Available data:
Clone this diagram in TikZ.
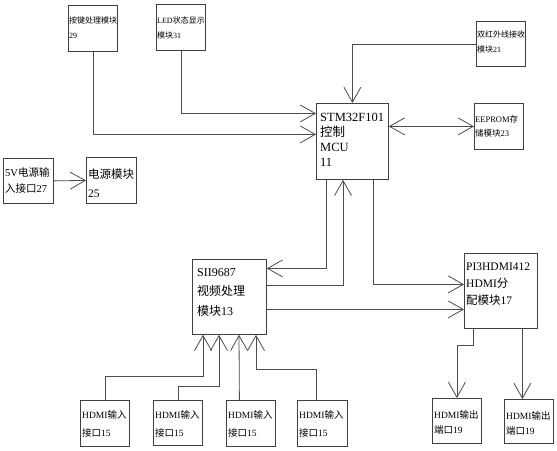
--
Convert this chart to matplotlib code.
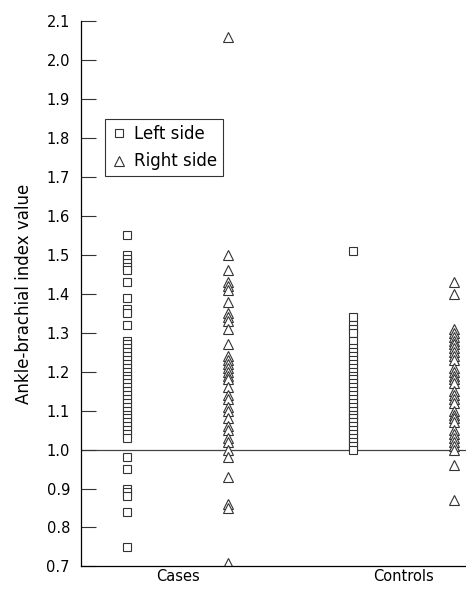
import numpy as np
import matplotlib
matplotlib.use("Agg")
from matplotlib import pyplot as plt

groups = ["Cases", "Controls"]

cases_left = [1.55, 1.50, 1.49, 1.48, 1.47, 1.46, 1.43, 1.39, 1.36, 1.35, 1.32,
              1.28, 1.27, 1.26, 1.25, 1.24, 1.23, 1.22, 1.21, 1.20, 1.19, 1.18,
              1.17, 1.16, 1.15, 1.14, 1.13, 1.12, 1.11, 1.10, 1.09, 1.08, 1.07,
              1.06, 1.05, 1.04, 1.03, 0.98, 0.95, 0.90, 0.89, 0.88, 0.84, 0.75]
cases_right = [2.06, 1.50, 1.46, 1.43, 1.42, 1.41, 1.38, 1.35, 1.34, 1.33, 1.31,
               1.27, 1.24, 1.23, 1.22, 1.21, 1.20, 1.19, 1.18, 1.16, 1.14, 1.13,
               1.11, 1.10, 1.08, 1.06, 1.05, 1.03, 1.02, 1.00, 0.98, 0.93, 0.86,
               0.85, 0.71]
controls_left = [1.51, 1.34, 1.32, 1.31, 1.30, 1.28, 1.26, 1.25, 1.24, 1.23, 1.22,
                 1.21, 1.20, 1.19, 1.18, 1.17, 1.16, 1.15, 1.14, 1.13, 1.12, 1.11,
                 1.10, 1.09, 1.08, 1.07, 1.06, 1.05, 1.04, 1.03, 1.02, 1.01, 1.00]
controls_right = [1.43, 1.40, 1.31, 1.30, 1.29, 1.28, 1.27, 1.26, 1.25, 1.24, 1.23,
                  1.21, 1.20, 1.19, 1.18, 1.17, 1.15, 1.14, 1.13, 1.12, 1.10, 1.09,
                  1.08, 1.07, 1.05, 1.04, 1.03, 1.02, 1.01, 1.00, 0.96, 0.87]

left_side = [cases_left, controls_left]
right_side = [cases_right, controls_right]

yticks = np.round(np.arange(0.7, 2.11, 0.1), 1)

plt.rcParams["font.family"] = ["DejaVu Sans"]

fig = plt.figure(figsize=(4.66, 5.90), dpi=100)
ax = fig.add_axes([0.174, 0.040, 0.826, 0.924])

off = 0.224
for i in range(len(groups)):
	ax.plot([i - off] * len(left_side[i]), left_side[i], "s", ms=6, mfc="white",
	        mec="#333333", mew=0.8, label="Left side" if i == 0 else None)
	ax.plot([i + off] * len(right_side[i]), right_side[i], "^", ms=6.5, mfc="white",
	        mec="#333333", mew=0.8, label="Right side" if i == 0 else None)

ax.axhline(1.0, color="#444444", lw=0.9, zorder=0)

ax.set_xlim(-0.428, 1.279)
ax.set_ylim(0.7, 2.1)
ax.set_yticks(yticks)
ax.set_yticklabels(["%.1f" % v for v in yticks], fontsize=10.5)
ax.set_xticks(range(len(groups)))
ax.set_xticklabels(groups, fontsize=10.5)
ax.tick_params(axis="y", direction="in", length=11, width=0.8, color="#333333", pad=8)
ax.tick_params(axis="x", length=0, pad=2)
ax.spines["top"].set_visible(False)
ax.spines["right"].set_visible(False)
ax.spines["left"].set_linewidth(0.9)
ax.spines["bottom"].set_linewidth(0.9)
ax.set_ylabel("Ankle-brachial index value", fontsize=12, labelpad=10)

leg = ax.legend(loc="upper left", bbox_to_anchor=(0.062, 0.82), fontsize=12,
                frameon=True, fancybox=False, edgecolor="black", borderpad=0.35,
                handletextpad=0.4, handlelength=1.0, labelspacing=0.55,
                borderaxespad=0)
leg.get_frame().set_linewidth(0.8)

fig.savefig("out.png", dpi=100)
==
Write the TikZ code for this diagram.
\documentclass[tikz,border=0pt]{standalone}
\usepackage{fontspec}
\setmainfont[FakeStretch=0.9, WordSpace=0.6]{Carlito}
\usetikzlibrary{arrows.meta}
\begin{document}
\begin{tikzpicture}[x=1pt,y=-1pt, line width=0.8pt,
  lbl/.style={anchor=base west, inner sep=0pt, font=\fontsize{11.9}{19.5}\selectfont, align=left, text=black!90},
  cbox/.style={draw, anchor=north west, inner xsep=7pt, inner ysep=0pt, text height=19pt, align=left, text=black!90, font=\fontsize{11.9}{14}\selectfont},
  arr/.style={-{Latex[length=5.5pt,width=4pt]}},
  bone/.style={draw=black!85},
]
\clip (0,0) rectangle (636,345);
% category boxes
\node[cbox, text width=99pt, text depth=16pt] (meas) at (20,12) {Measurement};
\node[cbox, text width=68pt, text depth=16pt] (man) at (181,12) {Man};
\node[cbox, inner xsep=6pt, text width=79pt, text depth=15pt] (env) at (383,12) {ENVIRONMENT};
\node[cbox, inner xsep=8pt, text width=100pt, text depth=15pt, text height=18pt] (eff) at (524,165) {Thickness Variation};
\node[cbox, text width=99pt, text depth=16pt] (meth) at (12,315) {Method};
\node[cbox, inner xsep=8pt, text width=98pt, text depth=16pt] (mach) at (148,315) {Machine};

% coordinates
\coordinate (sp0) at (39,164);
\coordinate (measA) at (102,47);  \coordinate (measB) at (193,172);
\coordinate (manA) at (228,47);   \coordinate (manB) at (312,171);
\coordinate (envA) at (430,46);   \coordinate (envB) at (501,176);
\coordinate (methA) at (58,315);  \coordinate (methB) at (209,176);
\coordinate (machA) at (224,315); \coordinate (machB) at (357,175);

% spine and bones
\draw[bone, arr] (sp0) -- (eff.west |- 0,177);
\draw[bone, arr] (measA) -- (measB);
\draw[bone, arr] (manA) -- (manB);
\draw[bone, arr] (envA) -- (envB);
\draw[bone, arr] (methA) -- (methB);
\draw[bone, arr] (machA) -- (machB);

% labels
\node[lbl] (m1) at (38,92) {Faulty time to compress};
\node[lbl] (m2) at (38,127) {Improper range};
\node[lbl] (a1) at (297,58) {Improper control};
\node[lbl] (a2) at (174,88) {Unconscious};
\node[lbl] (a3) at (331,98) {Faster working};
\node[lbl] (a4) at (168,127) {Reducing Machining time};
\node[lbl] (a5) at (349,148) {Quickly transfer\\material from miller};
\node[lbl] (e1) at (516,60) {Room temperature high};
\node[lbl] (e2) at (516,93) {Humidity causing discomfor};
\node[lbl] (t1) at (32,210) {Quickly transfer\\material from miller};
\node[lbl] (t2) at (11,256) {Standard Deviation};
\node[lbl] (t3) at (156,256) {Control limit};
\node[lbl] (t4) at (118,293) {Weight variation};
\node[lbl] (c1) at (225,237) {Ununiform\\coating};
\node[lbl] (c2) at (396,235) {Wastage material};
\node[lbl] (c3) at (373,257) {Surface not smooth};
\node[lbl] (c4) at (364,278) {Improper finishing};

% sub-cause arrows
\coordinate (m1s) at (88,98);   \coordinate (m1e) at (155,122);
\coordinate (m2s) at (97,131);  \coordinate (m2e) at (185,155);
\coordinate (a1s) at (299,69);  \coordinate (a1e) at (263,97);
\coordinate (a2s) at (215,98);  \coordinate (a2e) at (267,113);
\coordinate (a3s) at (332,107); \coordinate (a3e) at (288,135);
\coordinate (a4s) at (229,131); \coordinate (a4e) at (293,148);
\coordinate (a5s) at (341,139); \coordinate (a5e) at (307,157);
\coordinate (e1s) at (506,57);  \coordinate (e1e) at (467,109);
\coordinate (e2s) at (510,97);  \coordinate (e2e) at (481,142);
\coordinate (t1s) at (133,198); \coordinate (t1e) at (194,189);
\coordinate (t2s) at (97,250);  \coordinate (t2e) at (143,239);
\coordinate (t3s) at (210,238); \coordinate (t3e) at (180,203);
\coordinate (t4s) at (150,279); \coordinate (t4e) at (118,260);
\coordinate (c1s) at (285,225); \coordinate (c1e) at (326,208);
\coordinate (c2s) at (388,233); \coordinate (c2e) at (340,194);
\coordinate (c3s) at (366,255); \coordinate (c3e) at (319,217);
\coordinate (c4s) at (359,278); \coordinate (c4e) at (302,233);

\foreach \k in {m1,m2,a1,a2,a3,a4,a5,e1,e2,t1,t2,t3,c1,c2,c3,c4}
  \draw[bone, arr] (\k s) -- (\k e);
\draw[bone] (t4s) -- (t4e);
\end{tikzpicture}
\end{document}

What is required: Copy out each line in the preceding records that contains "this".

Full output:
Clone this diagram in TikZ.
Convert this chart to matplotlib code.
Write the TikZ code for this diagram.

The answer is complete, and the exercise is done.